Friday, January 3, 2014

Medical and emotional update

As you probably know, the reason I am here in Georgia is to see a doctor about my tongue. When I scheduled my flight I had an appointment on January 2, but that had to be rescheduled to January 8th. At that appointment the doctor will determine the next step. At my appointment in June and through email we have discussed that the next step will probably be a Mohs procedure, in which they remove the abnormal tissue a little at a time until they get clear margins (normal healthy tissue around the edges.) The doctor won't schedule a procedure until he has seen me first, which sounds like good practice, but they will leave a spot for me in the OR (operating room) schedule so that things can move quickly after my initial visit. So in answer to the many questions about when I will have a procedure, "I don't know."

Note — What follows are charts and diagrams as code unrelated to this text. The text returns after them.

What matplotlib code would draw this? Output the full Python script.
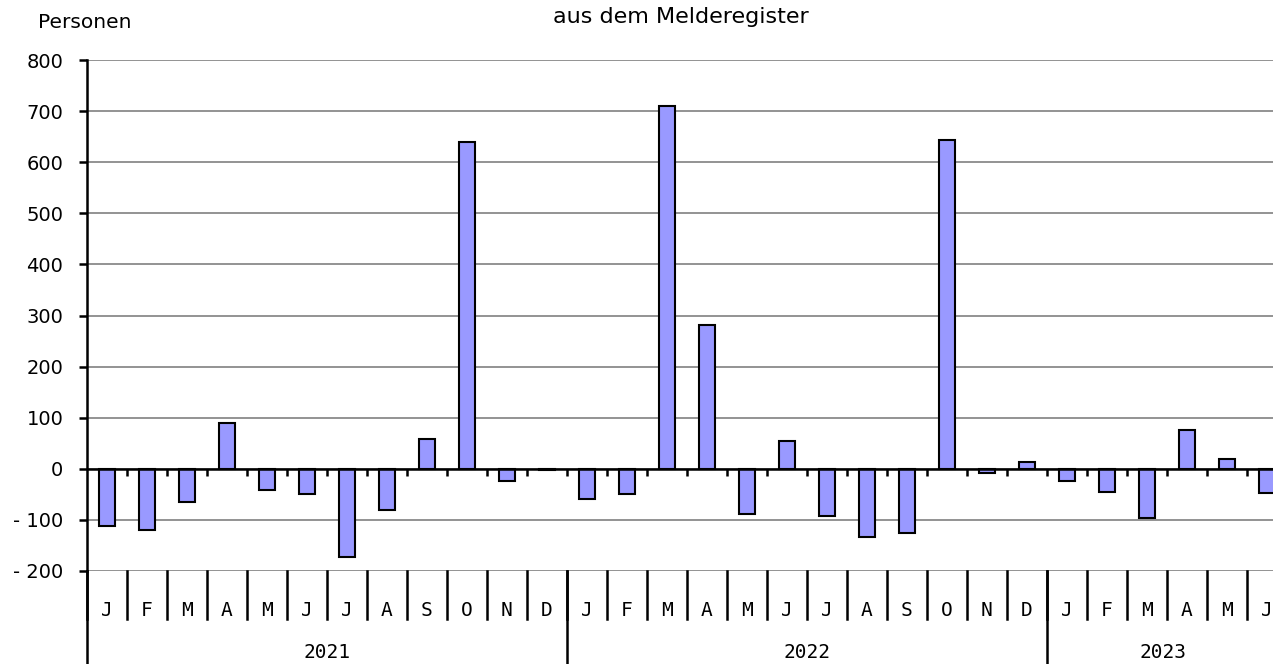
import matplotlib.pyplot as plt
import numpy as np

# monthly values Jan 2021 - Jun 2023
months = ["J", "F", "M", "A", "M", "J", "J", "A", "S", "O", "N", "D",
          "J", "F", "M", "A", "M", "J", "J", "A", "S", "O", "N", "D",
          "J", "F", "M", "A", "M", "J"]
values = [-112, -120, -65, 90, -42, -50, -172, -80, 58, 640, -23, -2,
          -60, -50, 710, 282, -88, 54, -93, -134, -126, 643, -8, 13,
          -24, -46, -96, 75, 20, -48]
years = ["2021", "2022", "2023"]
year_starts = [0, 12, 24]
year_ends = [12, 24, 36]
yticks = [-200, -100, 0, 100, 200, 300, 400, 500, 600, 700, 800]

W, H = 1273, 664
fig = plt.figure(figsize=(W / 100, H / 100), dpi=100)
ax = fig.add_axes([87 / W, (H - 571) / H, 1200 / W, 511 / H])

x = np.arange(len(values))
ax.bar(x, values, width=0.42, color="#9999FF", edgecolor="black", linewidth=1.5, zorder=3)

ax.set_xlim(-0.5, len(values) - 0.5)
ax.set_ylim(-200, 800)
ax.set_yticks(yticks)
ax.set_yticklabels([("- %d" % abs(v)) if v < 0 else str(v) for v in yticks], fontsize=14)
for v in yticks:
    ax.axhline(v, color="#808080", lw=1.2, zorder=1)
ax.axhline(0, color="black", lw=1.8, zorder=4)

# small ticks on zero line
bounds = np.arange(len(values)) + 0.5
ax.vlines(bounds, -15, 0, color="black", lw=1.8, zorder=4)

ax.set_xticks([])
ax.tick_params(axis="y", length=6, width=1.8, pad=11)
for s in ["top", "right", "bottom"]:
    ax.spines[s].set_visible(False)
ax.spines["left"].set_linewidth(1.8)

tr = ax.get_xaxis_transform()
for i, m in enumerate(months):
    ax.text(i, -0.078, m, transform=tr, ha="center", va="center", fontsize=14,
            family="DejaVu Sans Mono", clip_on=False)
for b in np.arange(len(values)) - 0.5:
    ax.plot([b, b], [0, -0.094], transform=tr, color="black", lw=1.8, clip_on=False)
for y, s, e in zip(years, year_starts, year_ends):
    ax.plot([s - 0.5, s - 0.5], [0, -0.2], transform=tr, color="black", lw=1.8, clip_on=False)
    xm = (s + e - 1) / 2 if e <= len(values) else 26.4
    ax.text(xm, -0.16, y, transform=tr, ha="center", va="center", fontsize=14,
            family="DejaVu Sans Mono", clip_on=False)

fig.text(38 / W, 1 - 22 / H, "Personen", fontsize=14.5, ha="left", va="center")
fig.text(681 / W, 1 - 17 / H, "aus dem Melderegister", fontsize=16, ha="center", va="center")

fig.savefig("out.png", dpi=100)
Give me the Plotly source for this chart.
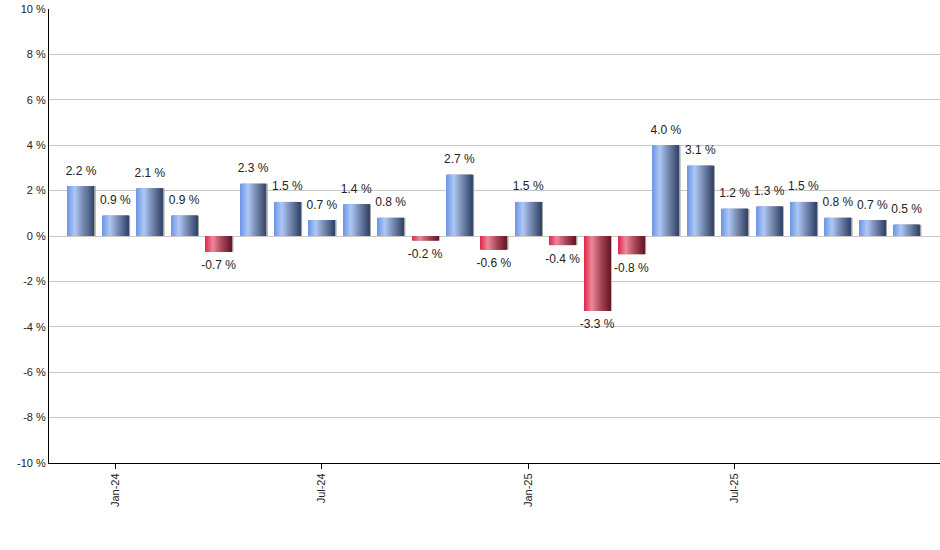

It has been interesting to talk with people here and realize that one way God has changed me over the last 6 months is that I am much more comfortable with not knowing. Life in Uganda is generally so unpredictable that plans are often irrelevant. When I heard that my appointment was bumped to 6 days later, it didn't actually bother me that much. My biggest anxiety about this whole thing with my tongue is that somehow the progression of this problem with my tongue would require me to move back to the states for an extended period of time, taking me away for the ministry, the people and the country that I have grown to love.


Please don't misunderstand, I am so thankful for the time that I have here with my family, friends and church family. I have been thanking God that this medical problem gives me the opportunity to spend time with so many of you! But these six months in Uganda have confirmed even more that the work at Good Shepherd's Fold was what I was created for. I absolutely love the children there and miss my toddler neighbors who braid my hair, aka tie my hair in knots, daily. I love teaching the missionary kids who have such an amazing perspective on life. I love holding and kissing the babies who don't have a mom to hold them. I love worshiping in the village with JaJas (grandmothers) who cannot talk to me, but love God with their whole heart and pray earnestly for me and my family in their own language. I love going to the hospital in Buikwe, and praying with those who are sick as we all learn that each moment of life is a gift from our Lord. I love to see my children's hearts growing in compassion for those in need. I love to see how God is working all things for the good of his children even when we don't understand it. I love living in a place where I feel the need to pray about everything because we realize that we are not the ones in control. I also love living in a place where everything is green and usually warm and there are monkeys in the trees and we can go on safari for family vacation, but that is a bit more of a selfish reason.

So as I was trying to explain to my community group friends my mixed emotions of wanting to be with my friends and family here and wanting to be in Uganda at GSF, one friend teased me saying, "So what you're saying is that you want us all to move to Uganda? Don't you think that is a little selfish?" Exactly. So when is everyone coming?